At the start of the new year I promised myself I wouldn’t write about the weather, nor would I bake more sweets until spring. While I don’t think it was meant to be, these promises are now officially broken. We’ve had a sudden shift to mud season temperatures here in New Hampshire. Rain beats a gentle song on the rooftop. Like the sound of little children’s feet padding across a wooden floor in footed pajamas, the rain drops are more playful than menacing, especially when coupled with the dramatic blue-grey mist hanging over the hillsides. While out of sync with the season, I find it compelling to look out the window, to marvel at it all, staying dry and warm indoors, hard at work, cookies baking in the oven.
Thank you for your warm welcoming to my new website and developing business, Dena Testa Bray: Web Design Services for Creative People. Yesterday, I met with my first new client, a friend who’d like to develop a website to showcase her hand-sewn products. As our work unfolded, I found myself thinking about the parallels between my two crafts, web design and cooking. Both need passion and skill, patience and courage, both bring me closer to others in a nurturing way. While I find cooking a relaxing process—as the ingredients transform from raw elements into a coherent, flavorful dish—others find the process daunting. So, too, working with websites. The process can be overwhelming, even frightening. When all the tools—web platforms, font colors—come together to form a place on the internet that expresses myself or my client’s personalities, I feel a huge sense of satisfaction.

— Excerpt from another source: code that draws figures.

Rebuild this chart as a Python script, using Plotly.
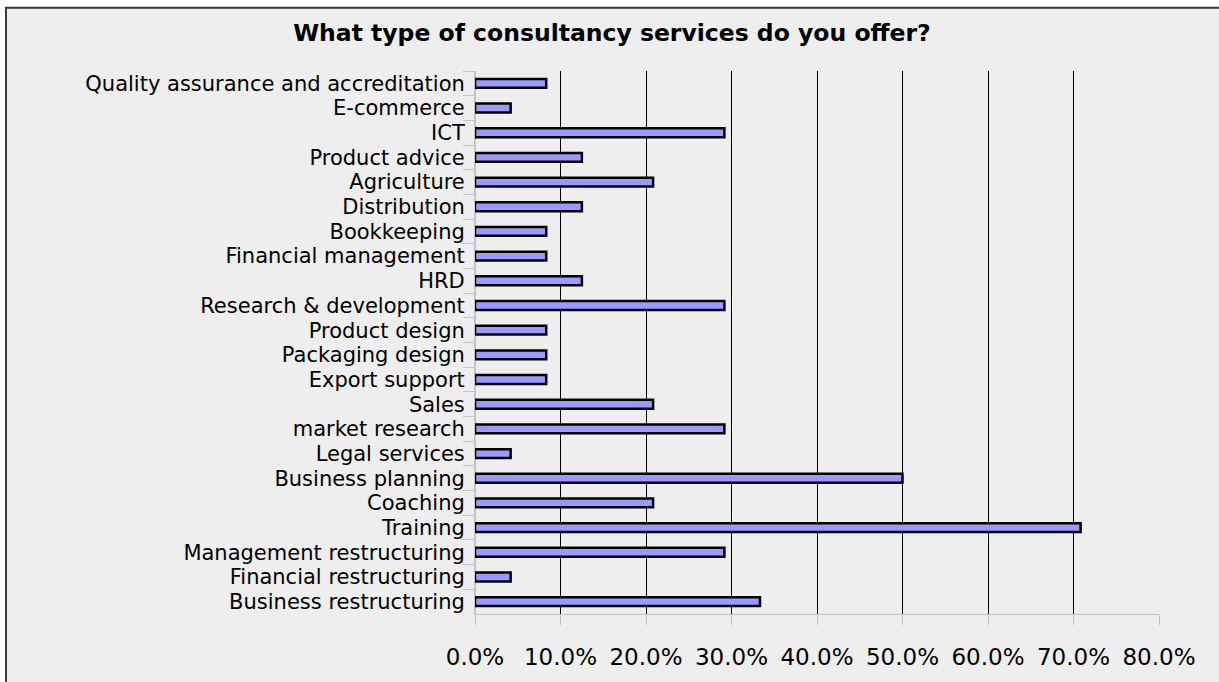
import plotly.graph_objects as go

# Survey responses, listed top to bottom as they appear on the chart
services = [
    "Quality assurance and accreditation",
    "E-commerce",
    "ICT",
    "Product advice",
    "Agriculture",
    "Distribution",
    "Bookkeeping",
    "Financial management",
    "HRD",
    "Research & development",
    "Product design",
    "Packaging design",
    "Export support",
    "Sales",
    "market research",
    "Legal services",
    "Business planning",
    "Coaching",
    "Training",
    "Management restructuring",
    "Financial restructuring",
    "Business restructuring",
]
share = [
    0.0833, 0.0417, 0.2917, 0.125, 0.2083, 0.125, 0.0833, 0.0833, 0.125,
    0.2917, 0.0833, 0.0833, 0.0833, 0.2083, 0.2917, 0.0417, 0.50, 0.2083,
    0.7083, 0.2917, 0.0417, 0.3333,
]
x_ticks = [0.0, 0.1, 0.2, 0.3, 0.4, 0.5, 0.6, 0.7, 0.8]
title_text = "What type of consultancy services do you offer?"

W, H = 1219, 682
ML, MR, MT, MB = 475, 60, 71, 61
PW, PH = W - ML - MR, H - MT - MB


def px_to_fx(px):
    return (px - ML) / PW


def py_to_fy(py):
    return 1 - (py - MT) / PH


fig = go.Figure(
    go.Bar(
        x=share,
        y=services,
        orientation="h",
        width=0.36,
        marker=dict(color="#9999FF", line=dict(color="#000000", width=2.5)),
        hoverinfo="x+y",
    )
)

bg = "#EEEEEE"

# Chart frame: grey panel with a dark outline, running off the right and bottom edges
fig.add_shape(
    type="rect",
    xref="paper", yref="paper",
    x0=px_to_fx(6), x1=px_to_fx(W + 20),
    y0=py_to_fy(H + 20), y1=py_to_fy(7),
    fillcolor=bg,
    line=dict(color="#3A3A3A", width=2),
    layer="below",
)

font_family = "DejaVu Sans"

fig.update_layout(
    width=W,
    height=H,
    margin=dict(l=ML, r=MR, t=MT, b=MB, pad=0),
    paper_bgcolor="#FFFFFF",
    plot_bgcolor="rgba(0,0,0,0)",
    showlegend=False,
    title=dict(
        text=title_text,
        x=0.502,
        xref="container",
        xanchor="center",
        y=1 - 33 / H,
        yref="container",
        yanchor="middle",
        font=dict(family=font_family, size=23.5, color="#000000", weight="bold"),
    ),
    font=dict(family=font_family, size=23, color="#000000"),
)

fig.update_xaxes(
    range=[0, 0.8],
    tickvals=x_ticks,
    tickformat=".1%",
    showgrid=True,
    gridcolor="#000000",
    gridwidth=1,
    zeroline=True,
    zerolinecolor="#C4C4C4",
    zerolinewidth=1,
    showline=True,
    linecolor="#C4C4C4",
    linewidth=1,
    ticks="outside",
    ticklen=10,
    tickcolor="#C4C4C4",
    ticklabelstandoff=12,
    tickfont=dict(family=font_family, size=23, color="#000000"),
    fixedrange=True,
)

fig.update_yaxes(
    categoryorder="array",
    categoryarray=services,
    autorange="reversed",
    tickmode="linear",
    tick0=0,
    dtick=1,
    showgrid=False,
    showline=True,
    linecolor="#C4C4C4",
    linewidth=1,
    ticks="outside",
    tickson="boundaries",
    ticklen=11,
    tickcolor="#C4C4C4",
    ticklabelstandoff=5,
    tickfont=dict(family=font_family, size=21, color="#000000"),
    fixedrange=True,
)

fig.write_html("out.html")
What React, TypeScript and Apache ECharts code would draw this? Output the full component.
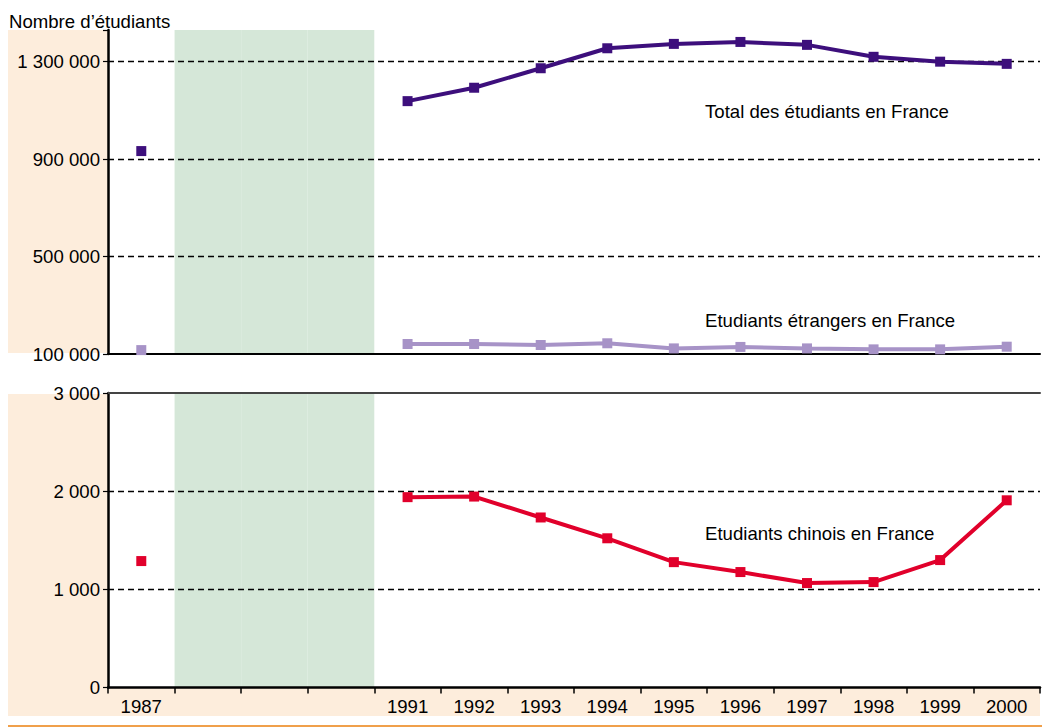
import React, { useEffect, useRef } from "react";
import * as echarts from "echarts";

const years = ["1987", "1988", "1989", "1990", "1991", "1992", "1993", "1994", "1995", "1996", "1997", "1998", "1999", "2000"];
const totalStudents = [933000, null, null, null, 1138000, 1193000, 1273000, 1355000, 1373000, 1381000, 1369000, 1320000, 1300000, 1291000];
const foreignStudents = [116000, null, null, null, 141000, 141000, 137000, 144000, 123000, 129000, 123000, 119000, 119000, 130000];
const chineseStudents = [1288, null, null, null, 1939, 1945, 1732, 1520, 1277, 1176, 1064, 1074, 1298, 1907];
const topTicks = [100000, 500000, 900000, 1300000];
const bottomTicks = [0, 1000, 2000, 3000];
const shadedYears = ["1988", "1989", "1990"];

const FONT = "'Liberation Sans', Arial, Helvetica, sans-serif";
const FS = 18.6;
const GREEN = "#d5e7d8";
const PEACH = "#fdeddc";

const fmt = (v: number) => String(v).replace(/\B(?=(\d{3})+(?!\d))/g, " ");

export default function App() {
  const ref = useRef<HTMLDivElement>(null);
  useEffect(() => {
    if (!ref.current) return;
    const chart = echarts.init(ref.current, undefined, { renderer: "svg" });
    const bandColors = years.map((y) => (shadedYears.includes(y) ? GREEN : "rgba(0,0,0,0)"));
    const dashed = { show: true, lineStyle: { color: "#000", type: [6, 4] as any, width: 1.3 }, showMaxLine: false, showMinLine: false };
    const option: any = {
      animation: false,
      textStyle: { fontFamily: FONT },
      grid: [
        { left: 108, top: 30, right: 2, height: 324 },
        { left: 108, top: 393, right: 2, height: 294.5 },
      ],
      xAxis: [
        {
          gridIndex: 0, type: "category", data: years, position: "bottom", z: -1,
          axisLine: { show: true, lineStyle: { color: "#000", width: 2 } },
          axisTick: { show: false }, axisLabel: { show: false },
          splitLine: { show: false },
          splitArea: { show: true, areaStyle: { color: bandColors } },
        },
        {
          gridIndex: 1, type: "category", data: years, position: "bottom", z: -1,
          axisLine: { show: true, onZero: false, lineStyle: { color: "#000", width: 2.5 } },
          axisTick: { show: true, length: 6, lineStyle: { color: "#000", width: 1.5 } },
          axisLabel: {
            fontSize: FS, color: "#000", margin: 9, fontFamily: FONT, interval: 0,
            formatter: (v: string) => (shadedYears.includes(v) ? "" : v),
          },
          splitLine: { show: false },
          splitArea: { show: true, areaStyle: { color: bandColors } },
        },
        {
          gridIndex: 1, type: "category", data: years, position: "top",
          axisLine: { show: true, onZero: false, lineStyle: { color: "#444", width: 2 } },
          axisTick: { show: false }, axisLabel: { show: false }, splitLine: { show: false },
        },
      ],
      yAxis: [
        {
          gridIndex: 0, type: "value", min: 100000, max: 1430000, interval: 400000,
          axisLine: { show: true, lineStyle: { color: "#000", width: 2.5 } },
          axisTick: { show: true, length: 5, lineStyle: { color: "#000", width: 1.2 } },
          axisLabel: { fontSize: FS, color: "#000", margin: 8, formatter: (v: number) => (topTicks.includes(v) ? fmt(v) : ""), fontFamily: FONT },
          splitLine: dashed,
        },
        {
          gridIndex: 1, type: "value", min: 0, max: 3000, interval: 1000,
          axisLine: { show: true, lineStyle: { color: "#000", width: 2.5 } },
          axisTick: { show: true, length: 5, lineStyle: { color: "#000", width: 1.2 } },
          axisLabel: { fontSize: FS, color: "#000", margin: 8, formatter: (v: number) => (bottomTicks.includes(v) ? fmt(v) : ""), fontFamily: FONT },
          splitLine: dashed,
        },
      ],
      series: [
        {
          name: "Total des étudiants en France", type: "line", xAxisIndex: 0, yAxisIndex: 0,
          data: totalStudents, symbol: "rect", symbolSize: 10, showAllSymbol: true, connectNulls: false,
          lineStyle: { color: "#3d0f7c", width: 4 }, itemStyle: { color: "#3d0f7c" }, z: 5,
        },
        {
          name: "Etudiants étrangers en France", type: "line", xAxisIndex: 0, yAxisIndex: 0,
          data: foreignStudents, symbol: "rect", symbolSize: 10, showAllSymbol: true, connectNulls: false,
          lineStyle: { color: "#a793c7", width: 4 }, itemStyle: { color: "#a793c7" }, z: 5,
        },
        {
          name: "Etudiants chinois en France", type: "line", xAxisIndex: 1, yAxisIndex: 1,
          data: chineseStudents, symbol: "rect", symbolSize: 10, showAllSymbol: true, connectNulls: false,
          lineStyle: { color: "#e1002b", width: 4 }, itemStyle: { color: "#e1002b" }, z: 5,
        },
      ],
      graphic: [
        { type: "rect", z: -10, silent: true, shape: { x: 8, y: 30, width: 100, height: 323 }, style: { fill: PEACH } },
        { type: "rect", z: -10, silent: true, shape: { x: 8, y: 394, width: 100, height: 294 }, style: { fill: PEACH } },
        { type: "rect", z: -10, silent: true, shape: { x: 8, y: 688, width: 1032, height: 28 }, style: { fill: PEACH } },
        { type: "rect", z: -10, silent: true, shape: { x: 8, y: 725, width: 1034, height: 3 }, style: { fill: "#f0a04b" } },
        { type: "text", x: 9, y: 21, style: { text: "Nombre d’étudiants", fontSize: FS, fontFamily: FONT, fill: "#000", verticalAlign: "middle" } },
        { type: "text", x: 705, y: 111, style: { text: "Total des étudiants en France", fontSize: FS, fontFamily: FONT, fill: "#000", verticalAlign: "middle" } },
        { type: "text", x: 705, y: 320, style: { text: "Etudiants étrangers en France", fontSize: FS, fontFamily: FONT, fill: "#000", verticalAlign: "middle" } },
        { type: "text", x: 705, y: 533, style: { text: "Etudiants chinois en France", fontSize: FS, fontFamily: FONT, fill: "#000", verticalAlign: "middle" } },
      ],
    };
    chart.setOption(option);
    return () => chart.dispose();
  }, []);
  return <div ref={ref} style={{ position: "absolute", left: 0, top: 0, width: 1042, height: 727, background: "#fff" }} />;
}
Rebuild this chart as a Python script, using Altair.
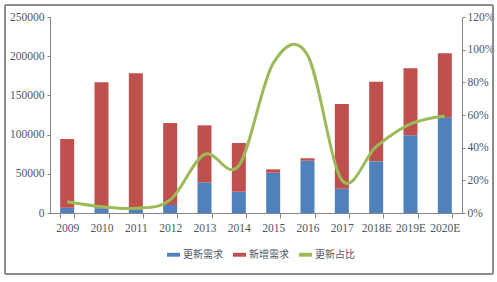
import altair as alt
import pandas as pd

years = ["2009", "2010", "2011", "2012", "2013", "2014", "2015", "2016", "2017", "2018E", "2019E", "2020E"]
renew_demand = [6800, 6000, 4700, 10200, 39100, 27200, 51400, 66700, 31000, 65900, 99100, 121600]
new_demand = [87600, 160700, 173500, 104600, 72700, 62100, 4300, 3100, 108000, 101600, 85400, 82100]
renew_ratio = [0.069, 0.039, 0.029, 0.080, 0.359, 0.290, 0.916, 0.967, 0.202, 0.406, 0.545, 0.594]
series_names = ["更新需求", "新增需求", "更新占比"]
series_colors = ["#4F81BD", "#C0504D", "#9BBB59"]

rows = []
for i, y in enumerate(years):
    rows.append({"year": y, "series": series_names[0], "value": renew_demand[i], "ord": 0})
    rows.append({"year": y, "series": series_names[1], "value": new_demand[i], "ord": 1})
bars_df = pd.DataFrame(rows)
line_df = pd.DataFrame({"year": years, "ratio": renew_ratio, "series": series_names[2]})

text_color = "#4d5566"
axis_color = "#868686"
serif = "Liberation Serif"

color_scale = alt.Scale(domain=series_names, range=series_colors)
x_enc = alt.X("year:N", sort=years, title=None,
              scale=alt.Scale(paddingInner=0.58, paddingOuter=0.29),
              axis=alt.Axis(labelAngle=0, tickBand="extent", ticks=True, tickSize=5,
                            domainColor=axis_color, tickColor=axis_color, labelColor=text_color,
                            labelFont=serif, labelFontSize=11.5, labelPadding=4))

bars = alt.Chart(bars_df).mark_bar(size=14).encode(
    x=x_enc,
    y=alt.Y("sum(value):Q", title=None,
            scale=alt.Scale(domain=[0, 250000], nice=False),
            axis=alt.Axis(values=[0, 50000, 100000, 150000, 200000, 250000], grid=False,
                          tickSize=3, domainColor=axis_color, tickColor=axis_color,
                          labelColor=text_color, labelFont=serif, labelFontSize=11.5,
                          labelPadding=3, format="d")),
    color=alt.Color("series:N", scale=color_scale,
                    legend=alt.Legend(orient="none", direction="horizontal", title=None,
                                      legendX=117, legendY=231,
                                      symbolType="M-1,-0.3H1V0.3H-1Z", symbolSize=169,
                                      symbolStrokeWidth=0,
                                      labelFont="Noto Sans CJK SC", labelFontSize=10,
                                      labelColor=text_color, columnPadding=10, labelOffset=3)),
    order=alt.Order("ord:Q", sort="ascending"),
)

line = alt.Chart(line_df).mark_line(interpolate="cardinal", strokeWidth=3).encode(
    x=alt.X("year:N", sort=years),
    y=alt.Y("ratio:Q", title=None,
            scale=alt.Scale(domain=[0, 1.2], nice=False),
            axis=alt.Axis(orient="right", values=[0, 0.2, 0.4, 0.6, 0.8, 1.0, 1.2], format=".0%",
                          grid=False, tickSize=3, domainColor=axis_color, tickColor=axis_color,
                          labelColor=text_color, labelFont=serif, labelFontSize=11.5,
                          labelPadding=2)),
    color=alt.Color("series:N", scale=color_scale),
)

border = alt.Chart(line_df).mark_rect(fill=None, stroke="#8c8c8c", strokeWidth=1).encode(
    x=alt.value(-45), x2=alt.value(443), y=alt.value(-12), y2=alt.value(257)
)

chart = alt.layer(border, bars, line).resolve_scale(y="independent").properties(
    width=412, height=196,
    autosize=alt.AutoSizeParams(type="none"),
    padding={"left": 50, "top": 17, "right": 35, "bottom": 69},
    background="white",
).configure_view(stroke=None)

chart.save("out.html", embed_options={"renderer": "svg", "actions": False})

Baking is another satisfying process—the aromas of cookies in the oven brings warmth to a damp and dark day. These Crunchy Granola Squares are part breakfast treat part dessert. Chocolate and peanut butter chips give sweetness to a bar cookie that also includes the salty tastes and crunchy textures of your favorite breakfast granola. Enjoy them with fresh fruit and yogurt in the morning, tea in the afternoon, a bit of ice cream at dessert, or...
I look forward to seeing you in my kitchen, gathering flavors, soon.
P.S. Short fiction lovers—My husband, Alan Bray, has a new story published! The Bar in Three Sections appears in the online publication Ink & Coda. The Temporary Assistant Postmaster, published in 10,000 Tons of Black Ink, has been nominated for a Puschart Prize. Please join me in congratulating Al!
CRUNCHY GRANOLA SQUARES
Yield: 24 Squares
- 1 ½ cups all-purpose flour
- 1 cup whole wheat flour
- 2 teaspoons baking soda
- 2 teaspoons salt
- 1 cup unsalted butter, at room temperature
- 1 cup brown sugar
- ½ cup granulated sugar
- 2 large eggs
- 1 teaspoon pure vanilla extract
- 1 cup chocolate chips, semi-sweet or bittersweet
- 1 cup peanut butter or butterscotch chips
- 1 ½ cups granola
- Preheat oven to 350 degrees F.
- Butter a 9 by 13-inch baking pan.
- Sift together the flours, baking soda and 1 teaspoon salt. Set aside.
- In a large mixing bowl, cream together the butter and sugars until light and fluffy.
- Add the eggs, one at a time, beating until they are fully incorporated. Add the vanilla and beat again.
- Add the dry ingredients and mix until just incorporated. Add the chips and one cup of the granola.
- Put the batter into the prepared baking pan, spreading evenly. Sprinkle the top with the remaining 1 teaspoon of salt.
- Place in the oven and bake until puffed and golden, about 25 minutes.
- Remove from the oven, cool slightly, then cut into 24 squares.
- Allow to cool completely, then remove from the pan.
- Serve sprinkled with the remaining ½ cup granola.
- Store squares in an airtight container. They freeze well, so consider making a double batch.
- Keep on hand for snacks or tea time. Or, serve for breakfast with hot coffee, Homemade Yogurt and fresh fruit.
- Many of you have asked what granola I used in this recipe. We received granolas from Early Bird Foods & Co. for a holiday gift. I am officially hooked on their brand.